▶ _Description of the task_: Write out the opening lines of the data word for word, up to and including the line with "-48.6, -56, -63.5];", and leave every picture and every later line out.

## start Recorded data

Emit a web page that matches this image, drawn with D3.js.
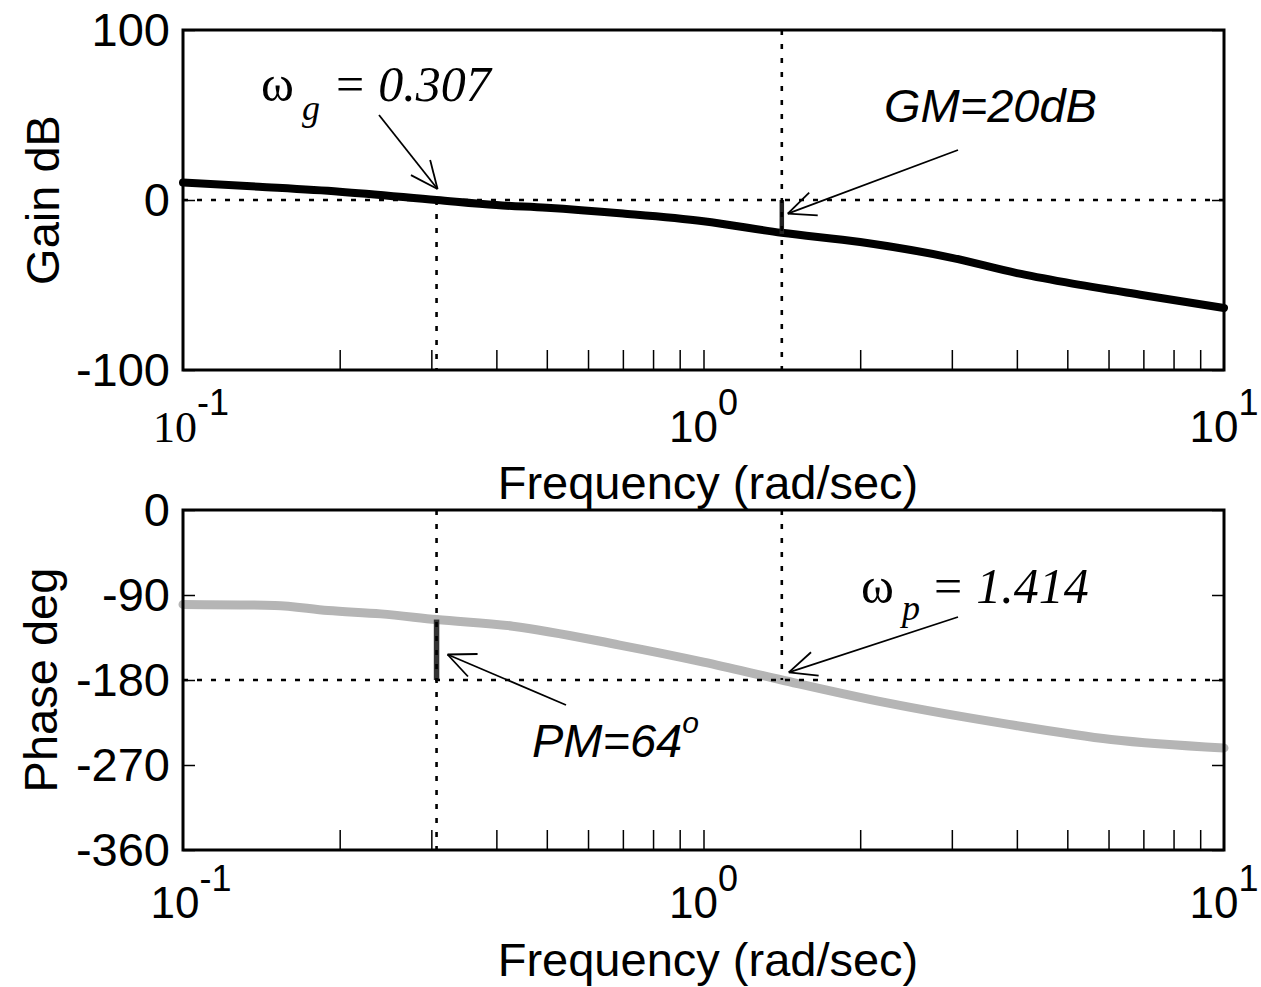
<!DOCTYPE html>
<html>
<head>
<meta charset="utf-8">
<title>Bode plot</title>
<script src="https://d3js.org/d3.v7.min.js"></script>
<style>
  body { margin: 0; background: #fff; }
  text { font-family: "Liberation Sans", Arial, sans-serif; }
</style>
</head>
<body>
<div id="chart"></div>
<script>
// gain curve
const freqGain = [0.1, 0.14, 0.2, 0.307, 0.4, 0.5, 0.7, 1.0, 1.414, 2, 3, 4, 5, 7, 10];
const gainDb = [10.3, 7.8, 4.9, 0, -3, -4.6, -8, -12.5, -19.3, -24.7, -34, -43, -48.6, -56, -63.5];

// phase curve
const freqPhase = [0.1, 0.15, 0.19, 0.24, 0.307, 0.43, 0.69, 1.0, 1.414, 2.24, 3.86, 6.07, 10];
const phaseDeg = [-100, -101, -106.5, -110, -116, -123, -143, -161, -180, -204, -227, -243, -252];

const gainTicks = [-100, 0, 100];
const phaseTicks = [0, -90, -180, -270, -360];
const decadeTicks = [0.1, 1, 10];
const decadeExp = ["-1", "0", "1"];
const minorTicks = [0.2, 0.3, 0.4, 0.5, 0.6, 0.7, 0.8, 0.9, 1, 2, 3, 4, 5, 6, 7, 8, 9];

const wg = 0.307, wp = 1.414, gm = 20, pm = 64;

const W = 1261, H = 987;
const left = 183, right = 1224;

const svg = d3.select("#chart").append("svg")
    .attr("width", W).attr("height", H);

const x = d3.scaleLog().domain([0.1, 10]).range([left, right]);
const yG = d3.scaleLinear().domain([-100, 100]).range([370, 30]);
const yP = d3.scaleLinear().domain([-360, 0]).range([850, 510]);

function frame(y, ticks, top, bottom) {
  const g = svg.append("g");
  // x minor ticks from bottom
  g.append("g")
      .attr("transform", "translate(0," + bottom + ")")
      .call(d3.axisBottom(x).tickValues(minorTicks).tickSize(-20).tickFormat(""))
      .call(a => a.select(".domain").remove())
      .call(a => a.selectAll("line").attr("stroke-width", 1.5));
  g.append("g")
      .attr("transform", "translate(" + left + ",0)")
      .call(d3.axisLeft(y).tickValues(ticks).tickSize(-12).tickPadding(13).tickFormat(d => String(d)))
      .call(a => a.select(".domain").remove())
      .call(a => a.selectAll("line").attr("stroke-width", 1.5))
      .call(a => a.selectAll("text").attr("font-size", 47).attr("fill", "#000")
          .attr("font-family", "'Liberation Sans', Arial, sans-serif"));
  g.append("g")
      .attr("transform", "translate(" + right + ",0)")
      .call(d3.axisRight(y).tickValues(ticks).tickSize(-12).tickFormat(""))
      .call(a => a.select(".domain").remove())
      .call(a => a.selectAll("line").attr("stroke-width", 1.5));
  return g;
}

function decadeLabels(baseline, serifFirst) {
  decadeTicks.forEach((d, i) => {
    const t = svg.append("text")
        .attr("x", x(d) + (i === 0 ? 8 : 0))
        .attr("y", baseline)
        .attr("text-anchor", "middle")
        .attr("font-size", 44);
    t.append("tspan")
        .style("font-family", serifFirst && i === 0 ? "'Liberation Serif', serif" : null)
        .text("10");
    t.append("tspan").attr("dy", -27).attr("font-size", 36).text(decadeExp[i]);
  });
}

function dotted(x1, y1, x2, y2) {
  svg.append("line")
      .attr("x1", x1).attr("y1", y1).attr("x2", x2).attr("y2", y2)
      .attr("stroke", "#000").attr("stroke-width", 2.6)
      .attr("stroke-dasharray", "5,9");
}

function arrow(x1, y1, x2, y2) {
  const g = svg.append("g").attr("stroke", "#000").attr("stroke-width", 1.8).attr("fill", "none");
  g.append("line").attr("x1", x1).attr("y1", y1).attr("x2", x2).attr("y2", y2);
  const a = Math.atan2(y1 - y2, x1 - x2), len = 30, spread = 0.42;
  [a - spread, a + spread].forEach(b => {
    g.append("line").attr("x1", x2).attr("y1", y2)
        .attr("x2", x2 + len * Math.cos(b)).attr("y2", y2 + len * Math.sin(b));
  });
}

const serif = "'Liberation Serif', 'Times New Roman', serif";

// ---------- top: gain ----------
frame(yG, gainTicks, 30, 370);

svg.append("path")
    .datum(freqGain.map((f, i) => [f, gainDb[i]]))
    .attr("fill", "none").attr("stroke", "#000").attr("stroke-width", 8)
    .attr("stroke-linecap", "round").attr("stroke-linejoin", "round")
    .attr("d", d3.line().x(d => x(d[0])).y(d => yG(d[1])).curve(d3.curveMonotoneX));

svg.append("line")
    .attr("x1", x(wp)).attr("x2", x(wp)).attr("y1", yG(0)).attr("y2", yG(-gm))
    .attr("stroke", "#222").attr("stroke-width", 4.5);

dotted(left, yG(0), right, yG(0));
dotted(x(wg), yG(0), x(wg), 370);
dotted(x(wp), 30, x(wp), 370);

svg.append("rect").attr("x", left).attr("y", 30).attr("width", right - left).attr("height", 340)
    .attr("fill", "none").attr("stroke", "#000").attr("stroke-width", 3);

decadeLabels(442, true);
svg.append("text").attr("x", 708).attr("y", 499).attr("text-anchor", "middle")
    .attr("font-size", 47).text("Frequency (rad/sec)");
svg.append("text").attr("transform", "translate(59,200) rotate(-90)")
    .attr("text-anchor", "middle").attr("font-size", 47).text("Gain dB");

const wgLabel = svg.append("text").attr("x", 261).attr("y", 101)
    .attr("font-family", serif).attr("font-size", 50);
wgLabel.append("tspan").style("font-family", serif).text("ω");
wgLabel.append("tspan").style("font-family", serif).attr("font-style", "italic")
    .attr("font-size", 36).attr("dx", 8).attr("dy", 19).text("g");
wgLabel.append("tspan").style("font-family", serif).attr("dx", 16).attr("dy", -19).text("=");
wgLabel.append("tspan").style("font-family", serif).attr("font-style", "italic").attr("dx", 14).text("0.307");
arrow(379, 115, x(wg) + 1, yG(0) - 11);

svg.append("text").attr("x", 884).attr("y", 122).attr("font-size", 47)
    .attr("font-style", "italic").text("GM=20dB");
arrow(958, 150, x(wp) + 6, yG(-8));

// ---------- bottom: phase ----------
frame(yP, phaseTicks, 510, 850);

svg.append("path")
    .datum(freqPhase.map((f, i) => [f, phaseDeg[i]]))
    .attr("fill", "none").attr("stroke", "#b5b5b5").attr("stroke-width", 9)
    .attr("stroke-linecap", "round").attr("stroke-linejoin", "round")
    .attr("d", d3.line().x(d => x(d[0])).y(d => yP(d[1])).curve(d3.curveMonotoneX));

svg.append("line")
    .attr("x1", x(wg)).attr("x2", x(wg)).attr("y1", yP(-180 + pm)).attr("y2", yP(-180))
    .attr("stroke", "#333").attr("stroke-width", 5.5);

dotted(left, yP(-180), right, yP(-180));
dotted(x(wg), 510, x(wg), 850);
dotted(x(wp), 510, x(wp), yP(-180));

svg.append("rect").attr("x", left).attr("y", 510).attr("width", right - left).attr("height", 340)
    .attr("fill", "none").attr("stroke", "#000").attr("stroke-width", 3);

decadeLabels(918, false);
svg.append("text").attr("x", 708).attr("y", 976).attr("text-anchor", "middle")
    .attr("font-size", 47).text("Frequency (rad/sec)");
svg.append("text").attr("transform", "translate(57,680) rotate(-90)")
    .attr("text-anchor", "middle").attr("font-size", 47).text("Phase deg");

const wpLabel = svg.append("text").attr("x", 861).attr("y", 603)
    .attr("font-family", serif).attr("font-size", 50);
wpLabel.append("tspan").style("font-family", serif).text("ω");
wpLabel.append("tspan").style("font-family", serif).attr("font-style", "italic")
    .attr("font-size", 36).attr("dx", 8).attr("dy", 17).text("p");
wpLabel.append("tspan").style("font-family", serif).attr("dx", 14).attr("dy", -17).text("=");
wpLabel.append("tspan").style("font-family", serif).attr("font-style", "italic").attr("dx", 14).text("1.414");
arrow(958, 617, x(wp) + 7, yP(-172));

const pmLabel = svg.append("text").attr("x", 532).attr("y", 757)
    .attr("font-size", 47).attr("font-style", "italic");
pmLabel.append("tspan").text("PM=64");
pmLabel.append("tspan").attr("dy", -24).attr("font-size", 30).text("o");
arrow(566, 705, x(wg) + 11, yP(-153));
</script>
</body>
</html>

## end Recorded data

▶ _Response_:
Emit a web page that matches this image, drawn with D3.js.
<!DOCTYPE html>
<html>
<head>
<meta charset="utf-8">
<title>Bode plot</title>
<script src="https://d3js.org/d3.v7.min.js"></script>
<style>
  body { margin: 0; background: #fff; }
  text { font-family: "Liberation Sans", Arial, sans-serif; }
</style>
</head>
<body>
<div id="chart"></div>
<script>
// gain curve
const freqGain = [0.1, 0.14, 0.2, 0.307, 0.4, 0.5, 0.7, 1.0, 1.414, 2, 3, 4, 5, 7, 10];
const gainDb = [10.3, 7.8, 4.9, 0, -3, -4.6, -8, -12.5, -19.3, -24.7, -34, -43, -48.6, -56, -63.5];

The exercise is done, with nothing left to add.